The streets were quiet that morning. Too quiet.
Every step echoed off broken glass and empty walls like the city itself was whispering back at us. I'd been walking for hours with Jordan, Maya, and Leo — our boots crunching through the dust of what used to be people's lives. Cars sat rusted in the middle of the road, their doors hanging open, as if everyone just vanished mid-scream.
Zane walked ahead of us for a while, scanning rooftops, his movements sharp and deliberate. Then, halfway through an old shopping district, he stopped.
"I'll scout ahead," he said flatly, his voice colder than usual.
I knew what that meant. He was staying away because of the humans. The smell, the sound — they reminded him too much of what he used to be. I wanted to say something, but before I could, he was gone, melting into the shadows like smoke.
We kept moving.
Maya pointed at a group of shambling shapes down the street. "Five… maybe six."
Jordan unsheathed his katana, Leo swung his bat against his shoulder with that half-cocky grin he always had before a fight.
"Let's clean up," Jordan said.
We moved fast and silent.
Leo cracked the first one across the jaw — bone shattered. Maya ducked under a grab and shoved a knife through a skull. Jordan's blade sliced through the air, clean and deadly. I handled the last two with the machete, my muscles moving on instinct from weeks of Zane's training.
When it was done, the street was silent again — except for our breathing.
By dusk, we reached the edge of what looked like a massive park. The trees were still alive, green even, and walls made of cars, scrap metal, and wooden planks surrounded the area. Smoke rose from a few fires inside.
Leo whistled softly. "Looks like someone beat us to it."
As we got closer, voices called from the walls. Guns aimed down.
"Identify yourselves!" a man shouted.
Jordan raised his hands. "Travelers! We're not infected!"
After a tense moment, the gates opened.
Inside was something I hadn't seen in months — life. People talking, cooking, patching tents. Maybe forty or fifty survivors in total. Children laughing. Adults building. Hope.
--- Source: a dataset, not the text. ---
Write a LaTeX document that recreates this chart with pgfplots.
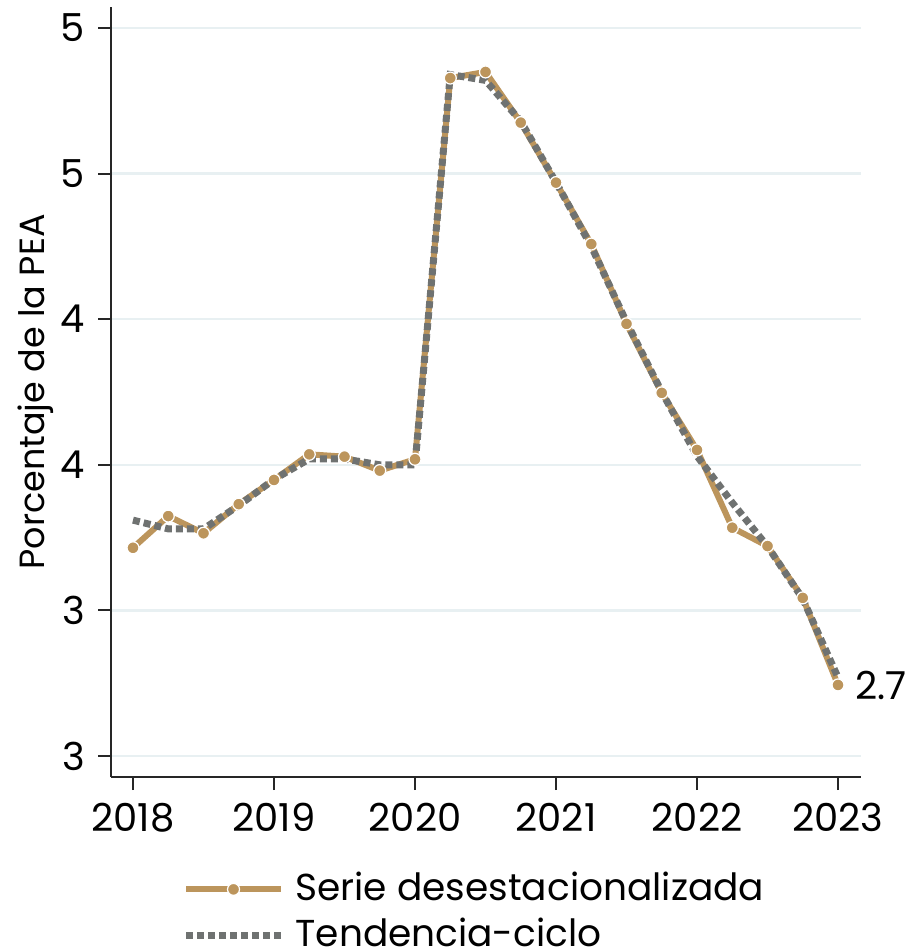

We were given food, a place to rest. Maya smiled for the first time in weeks. Leo helped some of the guards reinforce a wall. Jordan talked to their leader — a woman named Grace who looked like she'd seen more hell than any of us combined.
For a few days, it almost felt normal.
But every night, I'd look out at the dark horizon, waiting for that familiar figure to reappear.
Zane always came back.
He always did.
But this time… he was taking longer than usual.